We determined homologous proteins to all identified phosphoproteins across 70
species from E.coli to human via BLASTP. We defined proteins to
homologous when the resulting E-values were lower than 10-5. For
homologous proteins, we used a bidirectional BLASTP approach to distinguish
between paralogs and orthologs.
PHOSIDA displays the results of the homology searches and illustrates the approximate phylogeny of all investigated species. Taxonomic divisions are displayed, when pointing the computer mouse to the phylogenetic tree.

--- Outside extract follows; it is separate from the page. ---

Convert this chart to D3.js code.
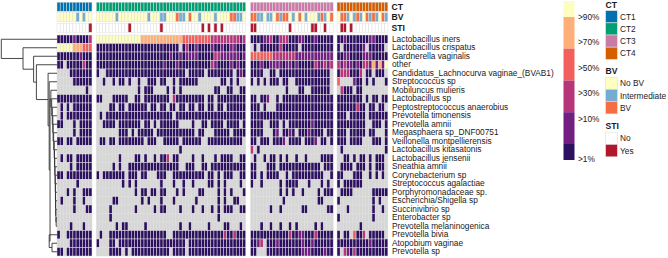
<!DOCTYPE html>
<html>

<head>
  <meta charset="UTF-8">
  <title>Vaginal microbiome heatmap</title>
  <script src="https://d3js.org/d3.v7.min.js"></script>
  <style>
    html, body { margin: 0; background: white; }
    svg { display: block; }
    text { font-family: "Liberation Sans", Arial, sans-serif; fill: #1a1a1a; }
  </style>
</head>

<body>
  <svg id="chart" width="668" height="258"></svg>

  <script>
    // row labels, top to bottom
    const taxa = ["Lactobacillus iners", "Lactobacillus crispatus", "Gardnerella vaginalis", "other",
      "Candidatus_Lachnocurva vaginae_(BVAB1)", "Streptococcus sp", "Mobiluncus mulieris", "Lactobacillus sp",
      "Peptostreptococcus anaerobius", "Prevotella timonensis", "Prevotella amnii", "Megasphaera sp_DNF00751",
      "Veillonella montpellierensis", "Lactobacillus kitasatonis", "Lactobacillus jensenii", "Sneathia amnii",
      "Corynebacterium sp", "Streptococcus agalactiae", "Porphyromonadaceae sp.", "Escherichia/Shigella sp",
      "Succinivibrio sp", "Enterobacter sp", "Prevotella melaninogenica", "Prevotella bivia",
      "Atopobium vaginae", "Prevotella sp"];

    const ctGroups = ["CT1", "CT2", "CT3", "CT4"];

    // abundance bin per sample, one string per taxon: 0 absent, 1 >1%, 2 >10%, 3 >30%, 4 >50%, 5 >70%, 6 >90%
    const ct1Bins = ["11111211113", "66666555444", "11111112111", "11011111311", "00001111111", "00000111111",
      "00000000010", "11111111111", "01010111111", "01011111111", "11000101111", "00000101111", "11011011111",
      "00000000000", "01011011111", "00001011111", "11011111111", "00000010000", "00010100111", "01000100100",
      "00000100011", "00000000000", "00001000100", "10011111111", "00001111111", "11011111111"];

    const ct2Bins = [
      "6666666666 6666555555 5555555444 4444443333 3333323",
      "1111111111 1111111111 1111110131 1211112112 1122111",
      "1111111111 1111111111 1112112122 2211111332 2222212",
      "1111111111 1111111111 1211121111 1111113211 1121211",
      "1001111111 1111111111 1111111101 1111011111 1110121",
      "0010010110 1001001110 1100101111 1100000001 1010100",
      "0000000000 0001011100 0010101000 0000000110 0110011",
      "1100011111 0011011111 1110311111 1111011011 1111111",
      "0000110110 1111110110 1101101101 1011011011 0111111",
      "0101111111 1111111111 1111011111 1111111111 1111111",
      "0011110111 1111011010 1111110000 1001101111 0111101",
      "0000000111 0101111101 1111111111 1011000111 1101111",
      "0110110111 1111101110 0111110111 1110011111 1111110",
      "0000000000 0000000000 0000001000 0000000000 0000000",
      "0000000100 0011010010 1130110000 1001000101 1110011",
      "0000010100 1111111111 1111110011 1001101111 1111111",
      "1011111110 1110110001 1100111111 1111011010 1110011",
      "0000000010 1010000000 1000100100 1000011010 1000010",
      "0000000000 0010110110 1100010100 0011000010 1010001",
      "0000011000 0000101000 1000100000 0100000010 1001100",
      "0000100000 0010000010 1100001000 1001001010 1110011",
      "0000100000 0000000000 0000000000 0000000010 0000000",
      "0000001011 0000010000 0000001001 0000010000 1100010",
      "0100111111 1111111111 1100111111 1111111111 3113111",
      "1000110111 1111111111 1111111101 1111111111 1111111",
      "0000111101 0111111111 1110111101 1111111111 1111111"];

    const ct3Bins = [
      "1111223113 3311122111 211111", "0101111113 1111101111 111111", "4444444333 3333222222 222222",
      "1112112222 1221211111 322323", "1111001101 1111111111 111110", "1010101110 1100111111 111110",
      "0000000000 0100011001 111110", "1101120010 1111111111 111111", "1110100011 1111111111 111111",
      "1111111111 1111111111 111111", "1111001110 1011111112 111111", "1111000120 1121011121 111011",
      "1101110111 2011110111 201101", "3010000000 0000000000 000000", "0100101101 0100100100 001111",
      "1100011101 1111111111 110111", "1101011110 0101111111 111001", "1001000001 0111100010 001010",
      "0000000001 0101001000 010111", "0000000000 1000000000 011000", "0000001001 0000001100 000011",
      "0000000000 0000000000 000000", "0001001001 0010100000 101000", "1111111111 1131122111 311111",
      "1123011121 1111112112 111111", "1100011111 1111112221 111211"];

    const ct4Bins = ["1121111111221111", "1011111120111110", "1122111122211111", "3232212133252526",
      "1333111301101110", "4000021101010001", "0311101100000000", "1111111101011011", "1111113110110110",
      "1110111110111111", "1111111110011101", "1110111110110001", "1110111100011101", "0100000000000001",
      "0011010110101110", "0111101110101110", "1100011100101010", "1011111100000000", "0111100000011111",
      "1000000000010100", "0001000000010010", "1000000000010000", "0000000100000000", "1011041130111110",
      "1111111111211111", "1032131111111111"];

    // top annotations per sample: n No BV, i Intermediate, b BV / 0 no, 1 yes
    const bvCalls = ["nnnnnninin n",
      "nnnnnninnn nnnnnninnn iinnnbiinb nninnnninn nnbbiin",
      "bbiiniinbi bbninbninn nibinb",
      "nbbinibinbibinbi"];
    const stiCalls = ["00000000001",
      "0000000000 1000000000 1000000000 0001010101 0000000",
      "1100000000 0010000001 100100",
      "0110100000000000"];

    const binLabels = [">90%", ">70%", ">50%", ">30%", ">10%", ">1%"];
    const binColors = ["#FCFDBF", "#FEAF77", "#F1605D", "#B63679", "#721F81", "#2D1160"];
    const bvLabels = ["No BV", "Intermediate", "BV"];
    const stiLabels = ["No", "Yes"];

    // merge heights of the row dendrogram, numbers at the leaves are row indexes
    const bottomBlock = [0.14, 23, [0.09, 24, 25]];
    const ladder = [0.11, 6, [0.095, 7, [0.085, 8, [0.075, 9, [0.07, 10, [0.06, 11, [0.05, 12, [0.045, 13,
      [0.04, 14, [0.035, 15, [0.03, 16, [0.028, 17, [0.026, 18, [0.024, 19, [0.02, 20, [0.015, 21, 22]]]]]]]]]]]]]]]];
    const rowTree = [1, 0, [0.61, 1, [0.42, 2, [0.37, 3, [0.16, 4, [0.14, 5, [0.125, ladder, bottomBlock]]]]]]];

    const svg = d3.select("svg#chart");
    const clean = s => s.replace(/ /g, "");

    const groupStarts = [57, 96.3, 250.5, 337];
    const cellWidth = 3.18;
    const allBins = [ct1Bins, ct2Bins, ct3Bins, ct4Bins];

    // one band scale per CT group, the gaps between them split the columns
    const colScales = allBins.map((bins, g) => {
      const n = clean(bins[0]).length;
      return d3.scaleBand().domain(d3.range(n)).range([groupStarts[g], groupStarts[g] + n * cellWidth]);
    });

    const rowScale = d3.scaleBand().domain(taxa).range([35, 256]);
    const binFill = d3.scaleOrdinal().domain(["6", "5", "4", "3", "2", "1", "0"])
      .range(binColors.concat(["#d6d6d6"]));
    const ctFill = d3.scaleOrdinal().domain(ctGroups).range(["#0072B2", "#009E73", "#CC79A7", "#D55E00"]);
    const bvFill = d3.scaleOrdinal().domain(["n", "i", "b"]).range(["#FFFFBF", "#74ADD1", "#F46D43"]);
    const stiFill = d3.scaleOrdinal().domain(["0", "1"]).range(["#ffffff", "#B2182B"]);

    // heatmap cells
    allBins.forEach((bins, g) => {
      const cells = [];
      bins.forEach((row, r) => {
        clean(row).split("").forEach((v, c) => cells.push({ r: r, c: c, v: v }));
      });
      svg.append("g").selectAll("rect").data(cells)
        .join("rect")
        .attr("x", d => colScales[g](d.c))
        .attr("y", d => rowScale(taxa[d.r]))
        .attr("width", colScales[g].bandwidth())
        .attr("height", rowScale.bandwidth())
        .attr("fill", d => binFill(d.v))
        .attr("stroke", "#dedede")
        .attr("stroke-width", 0.5);
    });

    // annotation tracks above the heatmap
    const trackScale = d3.scaleBand().domain(["CT", "BV", "STI"]).range([2.2, 32.2]).paddingInner(0.14);
    ctGroups.forEach((name, g) => {
      const bv = clean(bvCalls[g]);
      const sti = clean(stiCalls[g]);
      const tracks = [
        { name: "CT", fill: () => ctFill(name) },
        { name: "BV", fill: c => bvFill(bv[c]) },
        { name: "STI", fill: c => stiFill(sti[c]) }
      ];
      tracks.forEach(t => {
        svg.append("g").selectAll("rect").data(colScales[g].domain())
          .join("rect")
          .attr("x", c => colScales[g](c))
          .attr("y", trackScale(t.name))
          .attr("width", colScales[g].bandwidth())
          .attr("height", trackScale.bandwidth())
          .attr("fill", c => t.fill(c))
          .attr("stroke", "#dedede")
          .attr("stroke-width", 0.5);
      });
    });

    svg.append("g").selectAll("text").data(trackScale.domain())
      .join("text")
      .attr("x", 391.5)
      .attr("y", d => trackScale(d) + trackScale.bandwidth() / 2)
      .attr("dy", "0.35em")
      .attr("font-size", "8.6px")
      .attr("font-weight", "bold")
      .text(d => d);

    // row labels
    const rowAxis = d3.axisRight(rowScale).tickSize(0).tickPadding(0);
    const rowAxisG = svg.append("g").attr("transform", "translate(392,0)").call(rowAxis);
    rowAxisG.select(".domain").remove();
    rowAxisG.selectAll("text").attr("font-size", "8.3px").style("font-family", '"Liberation Sans", Arial, sans-serif');

    // dendrogram, node height goes to x and node centre goes to y
    const heightX = d3.scaleLinear().domain([0, 1]).range([57, 1.3]);
    const treeG = svg.append("g").attr("fill", "none").attr("stroke", "#333").attr("stroke-width", 0.9);

    function drawNode(node) {
      if (typeof node === "number") {
        return { y: rowScale(taxa[node]) + rowScale.bandwidth() / 2, x: heightX(0) };
      }
      const a = drawNode(node[1]);
      const b = drawNode(node[2]);
      const x = heightX(node[0]);
      treeG.append("path").attr("d", d3.line()([[a.x, a.y], [x, a.y], [x, b.y], [b.x, b.y]]));
      return { y: (a.y + b.y) / 2, x: x };
    }
    drawNode(rowTree);

    // colour bar legend, first and last steps are half size
    const barScale = d3.scaleLinear().domain([0, 5]).range([17, 144]);
    const barTop = [1, 17, 48.7, 80.5, 112.2, 144];
    const barBottom = [17, 48.7, 80.5, 112.2, 144, 160];
    const barG = svg.append("g");
    barG.selectAll("rect").data(binLabels)
      .join("rect")
      .attr("x", 563.5)
      .attr("y", (d, i) => barTop[i])
      .attr("width", 11)
      .attr("height", (d, i) => barBottom[i] - barTop[i])
      .attr("fill", (d, i) => binColors[i]);
    barG.selectAll("text").data(binLabels)
      .join("text")
      .attr("x", 578)
      .attr("y", (d, i) => i < 5 ? barScale(i) : 159)
      .attr("dy", "0.35em")
      .attr("font-size", "8.3px")
      .text(d => d);

    // discrete legends on the right
    function drawLegend(title, titleY, labels, fill, top, step) {
      const g = svg.append("g");
      g.append("text").attr("x", 605.5).attr("y", titleY).attr("dy", "0.35em")
        .attr("font-size", "8.6px").attr("font-weight", "bold").text(title);
      g.selectAll("rect").data(labels)
        .join("rect")
        .attr("x", 605.7)
        .attr("y", (d, i) => top + i * step)
        .attr("width", 11.6)
        .attr("height", step)
        .attr("fill", d => fill(d))
        .attr("stroke", "#ddd")
        .attr("stroke-width", 0.6);
      g.selectAll("text.label").data(labels)
        .join("text")
        .attr("class", "label")
        .attr("x", 620)
        .attr("y", (d, i) => top + (i + 0.5) * step)
        .attr("dy", "0.35em")
        .attr("font-size", "8.3px")
        .text(d => d);
    }

    drawLegend("CT", 4.5, ctGroups, ctFill, 10.7, 12.15);
    drawLegend("BV", 71, bvLabels, d => bvFill(d === "No BV" ? "n" : d === "BV" ? "b" : "i"), 77.3, 12.2);
    drawLegend("STI", 126, stiLabels, d => stiFill(d === "Yes" ? "1" : "0"), 132.2, 12.3);
  </script>
</body>

</html>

|If the selected phosphoprotein is not homologous to any protein of a certain organism, that organism is highlighted in red. If the similarity between the sequence of the phosphoprotein and its homologous protein is the significantly best one in both directions, the given organism is highlighted in green. A higher similarity between the sequence of the homologous protein and another protein of the organism of the selected phosphoprotein suggests paralogy, which is indicated in blue.|
|In addition, we created global alignments between each phosphoprotein and its corresponding interspecific homolog via the Needleman-Wunsch algorithm. If you click on any green or blue 'species' button, the corresponding global alignment appears at the bottom of the page.|
|If you click on a phosphorylation site of interest, the conservation status of the selected phosphorylation site is indicated in red or green. Green points to conservation. For conserved phosphosites, the alignment of the surrounding sequence is displayed.|
The following paper describes the results of the evolutionary analysis from a
global point of view:
'PHOSIDA (phosphorylation site database): management, structural and evolutionary investigation, and prediction of phosphosites',
Florian Gnad, Shubin Ren, Juergen Cox, Jesper V Olsen, Boris Macek, Mario Oroshi, Matthias Mann (2007). Genome Biology, 8:R250.